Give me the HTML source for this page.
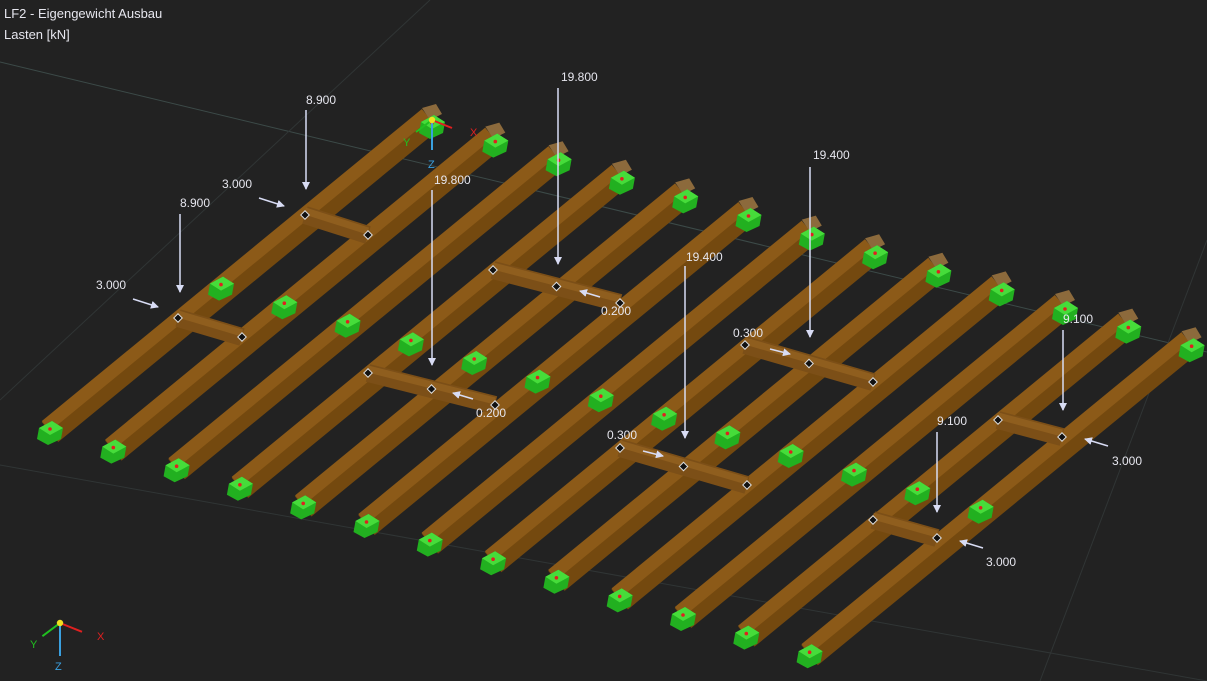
<!DOCTYPE html>
<html><head><meta charset="utf-8"><style>
html,body{margin:0;padding:0;background:#222222;}
svg{display:block;}
text{font-family:"Liberation Sans",sans-serif;font-size:12px;fill:#e6e6ee;}
</style></head><body>
<svg id="s" width="1207" height="681" viewBox="0 0 1207 681" xmlns="http://www.w3.org/2000/svg">
<defs>
<marker id="ah" markerWidth="8" markerHeight="8" refX="7" refY="4" orient="auto" markerUnits="userSpaceOnUse"><path d="M0,0 L8,4 L0,8 z" fill="#d8dcf4"/></marker>
</defs>
<line x1="0" y1="62" x2="1207" y2="352" stroke="#3c4a48" stroke-width="1"/>
<line x1="430" y1="0" x2="0" y2="400" stroke="#303535" stroke-width="1"/>
<line x1="0" y1="465" x2="1207" y2="681" stroke="#303535" stroke-width="1"/>
<line x1="1207" y1="240" x2="1040" y2="681" stroke="#303535" stroke-width="1"/>
<g id="beams"></g>
<g id="cross"></g>
<g id="sup"></g>
<g stroke="#d8dcf4" stroke-width="1.5" marker-end="url(#ah)">
<line x1="306" y1="110" x2="306" y2="189"/>
<line x1="180" y1="214" x2="180" y2="292"/>
<line x1="558" y1="88" x2="558" y2="264"/>
<line x1="432" y1="190" x2="432" y2="365"/>
<line x1="810" y1="167" x2="810" y2="337"/>
<line x1="685" y1="266" x2="685" y2="438"/>
<line x1="1063" y1="330" x2="1063" y2="410"/>
<line x1="937" y1="432" x2="937" y2="512"/>
<line x1="259" y1="198" x2="284" y2="206"/>
<line x1="133" y1="299" x2="158" y2="307"/>
<line x1="600" y1="297" x2="580" y2="291"/>
<line x1="473" y1="399" x2="453" y2="393"/>
<line x1="770" y1="349" x2="790" y2="354"/>
<line x1="643" y1="451" x2="663" y2="456"/>
<line x1="1108" y1="446" x2="1085" y2="439"/>
<line x1="983" y1="548" x2="960" y2="541"/>
</g>
<text x="306" y="104">8.900</text>
<text x="180" y="207">8.900</text>
<text x="222" y="188">3.000</text>
<text x="96" y="289">3.000</text>
<text x="561" y="81">19.800</text>
<text x="434" y="184">19.800</text>
<text x="601" y="315">0.200</text>
<text x="476" y="417">0.200</text>
<text x="813" y="159">19.400</text>
<text x="686" y="261">19.400</text>
<text x="733" y="337">0.300</text>
<text x="607" y="439">0.300</text>
<text x="1063" y="323">9.100</text>
<text x="937" y="425">9.100</text>
<text x="1112" y="465">3.000</text>
<text x="986" y="566">3.000</text>
<text x="4" y="18" style="font-size:13px">LF2 - Eigengewicht Ausbau</text>
<text x="4" y="39" style="font-size:13px">Lasten [kN]</text>
<g id="ax"></g>
</svg>
<script>
var NS="http://www.w3.org/2000/svg";
function el(p,t,a){var e=document.createElementNS(NS,t);for(var k in a)e.setAttribute(k,a[k]);p.appendChild(e);return e;}
var B=document.getElementById("beams"),C=document.getElementById("cross"),S=document.getElementById("sup"),A=document.getElementById("ax");
var dx=380,dy=-312,sx=63.3,sy=18.6;
function sup(x,y){el(S,"polygon",{points:(x-11)+","+(y-4)+" "+(x+2)+","+(y-11)+" "+(x+13)+","+(y-4)+" "+(x+11)+","+(y+7)+" "+(x-2)+","+(y+13)+" "+(x-13)+","+(y+7),fill:"#22b020"});
 el(S,"polygon",{points:(x-11)+","+(y-4)+" "+(x+2)+","+(y-11)+" "+(x+13)+","+(y-4)+" "+(x)+","+(y+3),fill:"#46dc3a"});
 el(S,"circle",{cx:x,cy:y-3,r:1.8,fill:"#e02020"});}
for(var i=0;i<13;i++){
 var x0=50+sx*i,y0=432+sy*i,x1=x0+dx,y1=y0+dy;
 el(B,"line",{x1:x0,y1:y0,x2:x1,y2:y1,stroke:"#74490f","stroke-width":26});
 el(B,"line",{x1:x0-4,y1:y0-6,x2:x1-4,y2:y1-6,stroke:"#8c5a18","stroke-width":13});
 el(B,"polygon",{points:(x1-8)+","+(y1-12)+" "+(x1+6)+","+(y1-16)+" "+(x1+12)+","+(y1-6)+" "+(x1)+","+(y1)+"",fill:"#8c6a3c"});
}
for(var i=0;i<13;i++){
 var x0=50+sx*i,y0=432+sy*i;
 sup(x0,y0);
 sup(x0+dx*0.45,y0+dy*0.45-4);
 sup(x0+dx+2,y0+dy+6);
}
var cr=[[305,215,368,235],[178,318,242,337],[368,373,495,405],[493,270,620,303],[745,345,873,382],[620,448,747,485],[998,420,1062,437],[873,520,937,538]];
cr.forEach(function(c){
 el(C,"line",{x1:c[0],y1:c[1],x2:c[2],y2:c[3],stroke:"#7c4f17","stroke-width":18});
 el(C,"line",{x1:c[0],y1:c[1]-4,x2:c[2],y2:c[3]-4,stroke:"#8f5e1e","stroke-width":7});
 var n=(c[2]-c[0]>100)?3:2;
 for(var k=0;k<n;k++){var t=n==2?k:k/2;var x=c[0]+(c[2]-c[0])*t,y=c[1]+(c[3]-c[1])*t;
  el(C,"rect",{x:x-3,y:y-3,width:6,height:6,fill:"#111",stroke:"#ddd","stroke-width":1,transform:"rotate(45 "+x+" "+y+")"});}
});
function ax(x,y,s){
 el(A,"line",{x1:x,y1:y,x2:x+20*s,y2:y+8*s,stroke:"#e02020","stroke-width":2});
 el(A,"line",{x1:x,y1:y,x2:x-16*s,y2:y+12*s,stroke:"#20c020","stroke-width":2});
 el(A,"line",{x1:x,y1:y,x2:x,y2:y+30*s,stroke:"#3aa0e0","stroke-width":2});
 el(A,"circle",{cx:x,cy:y,r:3.2,fill:"#f0e020"});
}
ax(432,120,1);ax(60,623,1.1);
</script>
<svg width="0" height="0"></svg>
<div style="position:absolute;left:0;top:0;width:1207px;height:681px;pointer-events:none">
<svg width="1207" height="681" style="position:absolute;left:0;top:0">
<text x="470" y="136" style="fill:#e02020;font-size:11px;font-family:'Liberation Sans',sans-serif">X</text>
<text x="403" y="146" style="fill:#20c020;font-size:11px;font-family:'Liberation Sans',sans-serif">Y</text>
<text x="428" y="168" style="fill:#3aa0e0;font-size:11px;font-family:'Liberation Sans',sans-serif">Z</text>
<text x="97" y="640" style="fill:#e02020;font-size:11px;font-family:'Liberation Sans',sans-serif">X</text>
<text x="30" y="648" style="fill:#20c020;font-size:11px;font-family:'Liberation Sans',sans-serif">Y</text>
<text x="55" y="670" style="fill:#3aa0e0;font-size:11px;font-family:'Liberation Sans',sans-serif">Z</text>
</svg></div>
</body></html>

● WHAT TO WORK ON
Restate the whole of the material word for word without the pictures.

● SOLUTION FOR THIS TASK
Give me the HTML source for this page.
<!DOCTYPE html>
<html><head><meta charset="utf-8"><style>
html,body{margin:0;padding:0;background:#222222;}
svg{display:block;}
text{font-family:"Liberation Sans",sans-serif;font-size:12px;fill:#e6e6ee;}
</style></head><body>
<svg id="s" width="1207" height="681" viewBox="0 0 1207 681" xmlns="http://www.w3.org/2000/svg">
<defs>
<marker id="ah" markerWidth="8" markerHeight="8" refX="7" refY="4" orient="auto" markerUnits="userSpaceOnUse"><path d="M0,0 L8,4 L0,8 z" fill="#d8dcf4"/></marker>
</defs>
<line x1="0" y1="62" x2="1207" y2="352" stroke="#3c4a48" stroke-width="1"/>
<line x1="430" y1="0" x2="0" y2="400" stroke="#303535" stroke-width="1"/>
<line x1="0" y1="465" x2="1207" y2="681" stroke="#303535" stroke-width="1"/>
<line x1="1207" y1="240" x2="1040" y2="681" stroke="#303535" stroke-width="1"/>
<g id="beams"></g>
<g id="cross"></g>
<g id="sup"></g>
<g stroke="#d8dcf4" stroke-width="1.5" marker-end="url(#ah)">
<line x1="306" y1="110" x2="306" y2="189"/>
<line x1="180" y1="214" x2="180" y2="292"/>
<line x1="558" y1="88" x2="558" y2="264"/>
<line x1="432" y1="190" x2="432" y2="365"/>
<line x1="810" y1="167" x2="810" y2="337"/>
<line x1="685" y1="266" x2="685" y2="438"/>
<line x1="1063" y1="330" x2="1063" y2="410"/>
<line x1="937" y1="432" x2="937" y2="512"/>
<line x1="259" y1="198" x2="284" y2="206"/>
<line x1="133" y1="299" x2="158" y2="307"/>
<line x1="600" y1="297" x2="580" y2="291"/>
<line x1="473" y1="399" x2="453" y2="393"/>
<line x1="770" y1="349" x2="790" y2="354"/>
<line x1="643" y1="451" x2="663" y2="456"/>
<line x1="1108" y1="446" x2="1085" y2="439"/>
<line x1="983" y1="548" x2="960" y2="541"/>
</g>
<text x="306" y="104">8.900</text>
<text x="180" y="207">8.900</text>
<text x="222" y="188">3.000</text>
<text x="96" y="289">3.000</text>
<text x="561" y="81">19.800</text>
<text x="434" y="184">19.800</text>
<text x="601" y="315">0.200</text>
<text x="476" y="417">0.200</text>
<text x="813" y="159">19.400</text>
<text x="686" y="261">19.400</text>
<text x="733" y="337">0.300</text>
<text x="607" y="439">0.300</text>
<text x="1063" y="323">9.100</text>
<text x="937" y="425">9.100</text>
<text x="1112" y="465">3.000</text>
<text x="986" y="566">3.000</text>
<text x="4" y="18" style="font-size:13px">LF2 - Eigengewicht Ausbau</text>
<text x="4" y="39" style="font-size:13px">Lasten [kN]</text>
<g id="ax"></g>
</svg>
<script>
var NS="http://www.w3.org/2000/svg";
function el(p,t,a){var e=document.createElementNS(NS,t);for(var k in a)e.setAttribute(k,a[k]);p.appendChild(e);return e;}
var B=document.getElementById("beams"),C=document.getElementById("cross"),S=document.getElementById("sup"),A=document.getElementById("ax");
var dx=380,dy=-312,sx=63.3,sy=18.6;
function sup(x,y){el(S,"polygon",{points:(x-11)+","+(y-4)+" "+(x+2)+","+(y-11)+" "+(x+13)+","+(y-4)+" "+(x+11)+","+(y+7)+" "+(x-2)+","+(y+13)+" "+(x-13)+","+(y+7),fill:"#22b020"});
 el(S,"polygon",{points:(x-11)+","+(y-4)+" "+(x+2)+","+(y-11)+" "+(x+13)+","+(y-4)+" "+(x)+","+(y+3),fill:"#46dc3a"});
 el(S,"circle",{cx:x,cy:y-3,r:1.8,fill:"#e02020"});}
for(var i=0;i<13;i++){
 var x0=50+sx*i,y0=432+sy*i,x1=x0+dx,y1=y0+dy;
 el(B,"line",{x1:x0,y1:y0,x2:x1,y2:y1,stroke:"#74490f","stroke-width":26});
 el(B,"line",{x1:x0-4,y1:y0-6,x2:x1-4,y2:y1-6,stroke:"#8c5a18","stroke-width":13});
 el(B,"polygon",{points:(x1-8)+","+(y1-12)+" "+(x1+6)+","+(y1-16)+" "+(x1+12)+","+(y1-6)+" "+(x1)+","+(y1)+"",fill:"#8c6a3c"});
}
for(var i=0;i<13;i++){
 var x0=50+sx*i,y0=432+sy*i;
 sup(x0,y0);
 sup(x0+dx*0.45,y0+dy*0.45-4);
 sup(x0+dx+2,y0+dy+6);
}
var cr=[[305,215,368,235],[178,318,242,337],[368,373,495,405],[493,270,620,303],[745,345,873,382],[620,448,747,485],[998,420,1062,437],[873,520,937,538]];
cr.forEach(function(c){
 el(C,"line",{x1:c[0],y1:c[1],x2:c[2],y2:c[3],stroke:"#7c4f17","stroke-width":18});
 el(C,"line",{x1:c[0],y1:c[1]-4,x2:c[2],y2:c[3]-4,stroke:"#8f5e1e","stroke-width":7});
 var n=(c[2]-c[0]>100)?3:2;
 for(var k=0;k<n;k++){var t=n==2?k:k/2;var x=c[0]+(c[2]-c[0])*t,y=c[1]+(c[3]-c[1])*t;
  el(C,"rect",{x:x-3,y:y-3,width:6,height:6,fill:"#111",stroke:"#ddd","stroke-width":1,transform:"rotate(45 "+x+" "+y+")"});}
});
function ax(x,y,s){
 el(A,"line",{x1:x,y1:y,x2:x+20*s,y2:y+8*s,stroke:"#e02020","stroke-width":2});
 el(A,"line",{x1:x,y1:y,x2:x-16*s,y2:y+12*s,stroke:"#20c020","stroke-width":2});
 el(A,"line",{x1:x,y1:y,x2:x,y2:y+30*s,stroke:"#3aa0e0","stroke-width":2});
 el(A,"circle",{cx:x,cy:y,r:3.2,fill:"#f0e020"});
}
ax(432,120,1);ax(60,623,1.1);
</script>
<svg width="0" height="0"></svg>
<div style="position:absolute;left:0;top:0;width:1207px;height:681px;pointer-events:none">
<svg width="1207" height="681" style="position:absolute;left:0;top:0">
<text x="470" y="136" style="fill:#e02020;font-size:11px;font-family:'Liberation Sans',sans-serif">X</text>
<text x="403" y="146" style="fill:#20c020;font-size:11px;font-family:'Liberation Sans',sans-serif">Y</text>
<text x="428" y="168" style="fill:#3aa0e0;font-size:11px;font-family:'Liberation Sans',sans-serif">Z</text>
<text x="97" y="640" style="fill:#e02020;font-size:11px;font-family:'Liberation Sans',sans-serif">X</text>
<text x="30" y="648" style="fill:#20c020;font-size:11px;font-family:'Liberation Sans',sans-serif">Y</text>
<text x="55" y="670" style="fill:#3aa0e0;font-size:11px;font-family:'Liberation Sans',sans-serif">Z</text>
</svg></div>
</body></html>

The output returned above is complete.